Q: The pressure is blowing off the pipes/tubes from the barbed fittings on my drip irrigation system. This is only happening on hot days (30°C=86°F in the shade). Pipe temperature could be as high as 45°C=113°F. Our water pressure varies between 2.5 and 3.1 bar (35 and 45 PSI.)
A: Drip tube should not blow off the barbs, even on a hot day when the temperature softens the plastic tubing (however the heat does make it easier for them to blow off!) There are three common reasons the tubes blow off.
1. The most common problem is that the water pressure is too high. This is probably your problem. The water pressure should be around 1.3 to 2.0 bars (20 – 30 PSI). You should install a pressure reducer after your valve to lower the pressure.
2. The pipe and fittings may not be the same size. This is one of the pitfalls I warn about in my Drip Guidelines. 16mm and 18mm tube are both commonly referred to as 1/2 inch in the USA! The fittings for these two are not interchangeable.

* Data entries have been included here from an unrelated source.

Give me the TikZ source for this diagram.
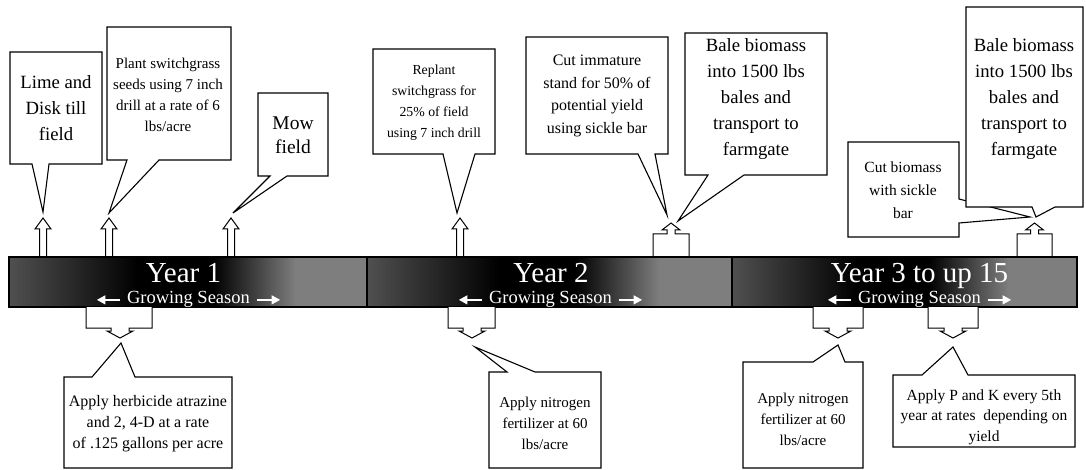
\documentclass[tikz,border=0pt]{standalone}
\usepackage{fontspec}
\setmainfont{Liberation Serif}
\usetikzlibrary{arrows.meta}
\definecolor{barL}{RGB}{80,80,80}
\definecolor{barR}{RGB}{126,126,126}
\begin{document}
\begin{tikzpicture}[x=1pt,y=-1pt,line join=miter,
  cbox/.style={draw=black,fill=white,line width=1.1pt},
  big/.style={align=center,font=\fontsize{18.7}{26}\selectfont,inner sep=0pt},
  mid/.style={align=center,font=\fontsize{16}{22.5}\selectfont,inner sep=0pt},
  small/.style={align=center,font=\fontsize{15}{21}\selectfont,inner sep=0pt},
  yeartxt/.style={text=white,font=\fontsize{29}{30}\selectfont,inner sep=0pt,anchor=base},
  gstxt/.style={text=white,font=\fontsize{18.5}{20}\selectfont,inner sep=0pt,anchor=base},
  garrow/.style={draw=white,line width=1.4pt,-{Triangle[width=9pt,length=8.5pt]}}]
\useasboundingbox (0,0) rectangle (1086,470);

% ---------- upper callouts ----------
\draw[cbox] (10,52) -- (102,52) -- (102,164) -- (49,164) -- (43,212) -- (32,164) -- (10,164) -- cycle;
\node[big] (lime) at (56,108) {Lime and\\Disk till\\field};

\draw[cbox] (107,27) -- (231,27) -- (231,160) -- (159,160) -- (109,213) -- (127,160) -- (107,160) -- cycle;
\node[small] (plant) at (168,95) {Plant switchgrass\\seeds using 7 inch\\drill at a rate of 6\\lbs/acre};

\draw[cbox] (258,93) -- (328,93) -- (328,176) -- (287,176) -- (233,213) -- (270,176) -- (258,176) -- cycle;
\node[big,font=\fontsize{19.5}{24}\selectfont] (mow) at (293,135) {Mow\\field};

\draw[cbox] (373,49) -- (495,49) -- (495,154) -- (475,154) -- (457,213) -- (443,154) -- (373,154) -- cycle;
\node[small,font=\fontsize{13.8}{21}\selectfont] (replant) at (434,103) {Replant\\switchgrass for\\25\% of field\\using 7 inch drill};

\draw[cbox] (526,37) -- (668,37) -- (668,154) -- (655,154) -- (667,215) -- (638,154) -- (526,154) -- cycle;
\node[mid] (cutimm) at (597,96) {Cut immature\\stand for 50\% of\\potential yield\\using sickle bar};

\draw[cbox] (685,33) -- (827,33) -- (827,175) -- (744,175) -- (678,221) -- (708,175) -- (685,175) -- cycle;
\node[big] (bale2) at (756,99) {Bale biomass\\into 1500 lbs\\bales and\\transport to\\farmgate};

\draw[cbox] (848,142) -- (959,142) -- (959,199) -- (1030,217) -- (959,223) -- (959,237) -- (848,237) -- cycle;
\node[mid,font=\fontsize{15.5}{23}\selectfont] (cutbio) at (903,190) {Cut biomass\\with sickle\\bar};

\draw[cbox] (966,7) -- (1083,7) -- (1083,207) -- (1055,207) -- (1036,217) -- (1032,207) -- (966,207) -- cycle;
\node[big] (bale3) at (1024,99) {Bale biomass\\into 1500 lbs\\bales and\\transport to\\farmgate};

% ---------- thin up arrows ----------
\foreach \c in {43,109,231,460}{
  \draw[cbox,line width=1pt] (\c-3.5,258) -- (\c-3.5,229) -- (\c-8,229) -- (\c,218) -- (\c+8,229) -- (\c+3.5,229) -- (\c+3.5,258);
}
% ---------- up arrow callouts ----------
\foreach \l/\r in {653/689,1017/1052}{
  \pgfmathsetmacro\m{(\l+\r)/2}
  \draw[cbox,line width=1pt] (\l,258) -- (\l,234) -- (\m-4,234) -- (\m-4,230) -- (\m-9,230) -- (\m,223) -- (\m+9,230) -- (\m+4,230) -- (\m+4,234) -- (\r,234) -- (\r,258);
}

% ---------- bar ----------
\foreach \a/\b in {9/367,367/732,732/1077}{
  \pgfmathsetmacro\w{\b-\a}
  \shade[left color=barL,right color=black] (\a,257) rectangle ({\a+0.36*\w+0.5},307);
  \fill[black] ({\a+0.36*\w},257) rectangle ({\a+0.57*\w+0.5},307);
  \shade[left color=black,right color=barR] ({\a+0.57*\w},257) rectangle ({\a+0.8*\w+0.5},307);
  \fill[barR] ({\a+0.8*\w},257) rectangle (\b,307);
  \draw[line width=1.2pt] (\a,257) rectangle (\b,307);
}

\node[yeartxt] (y1) at (183.5,283) {Year 1};
\node[yeartxt] (y2) at (551,283) {Year 2};
\node[yeartxt] (y3) at (919.5,283) {Year 3 to up 15};

\node[gstxt] (gs1) at (188.5,303) {Growing Season};
\node[gstxt] (gs2) at (550.5,303) {Growing Season};
\node[gstxt] (gs3) at (919.5,303) {Growing Season};
\foreach \g in {gs1,gs2,gs3}{
  \draw[garrow] ([xshift=-7pt,yshift=-1pt]\g.west) -- ++(-23,0);
  \draw[garrow] ([xshift=7pt,yshift=-1pt]\g.east) -- ++(23,0);
}

% ---------- down arrow callouts ----------
\foreach \l/\r/\t in {86/152/120,448/495/472,813/863/838,928/978/953}{
  \draw[cbox,line width=1pt] (\l,307) -- (\l,328) -- (\t-9,328) -- (\t-9,331) -- (\t-13,331) -- (\t,338) -- (\t+13,331) -- (\t+9,331) -- (\t+9,328) -- (\r,328) -- (\r,307);
}

% ---------- lower callouts ----------
\draw[cbox] (64,377) -- (92,377) -- (121,343) -- (135,377) -- (232,377) -- (232,468) -- (64,468) -- cycle;
\node[small,font=\fontsize{16}{21}\selectfont] (herb) at (148,424) {Apply herbicide atrazine\\and 2, 4-D at a rate\\of .125 gallons per acre};

\draw[cbox] (489,372) -- (507,372) -- (475,347) -- (535,372) -- (601,372) -- (601,468) -- (489,468) -- cycle;
\node[small] (nit2) at (545,423) {Apply nitrogen\\fertilizer at 60\\lbs/acre};

\draw[cbox] (743,362) -- (813,362) -- (838,345) -- (845,362) -- (863,362) -- (863,468) -- (743,468) -- cycle;
\node[small] (nit3) at (803,419) {Apply nitrogen\\fertilizer at 60\\lbs/acre};

\draw[cbox] (893,375) -- (922,375) -- (953,347) -- (968,375) -- (1075,375) -- (1075,447) -- (893,447) -- cycle;
\node[small,font=\fontsize{15.5}{20.5}\selectfont] (pk) at (984,417) {Apply P and K every 5th\\year at rates\ \ depending on\\yield};
\end{tikzpicture}
\end{document}
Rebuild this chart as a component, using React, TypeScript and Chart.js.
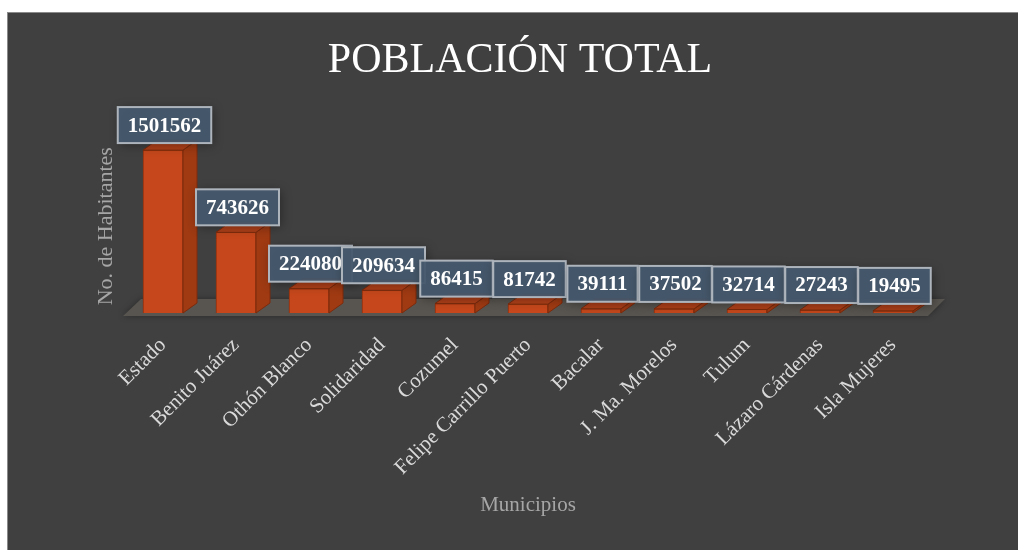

3. Pressure spikes can pass through the less expensive pressure reducers often sold for drip systems. If you have high water pressure this may be the problem. The solution is to install a high quality brass pressure reducer valves. These generally are sold in the plumbing department rather than the irrigation department of stores and cost $50.00 or more.
Common sizes are 12 mm (0.455″ or 3/8″), 16mm (0.620″ or 1/2″), 18mm (0.720″ or 1/2″), and 24mm (0.940″ or 3/4″). Do you see the problem? Two sizes are commonly referred to as “1/2 inch” in the USA! The fittings for these two are not interchangeable.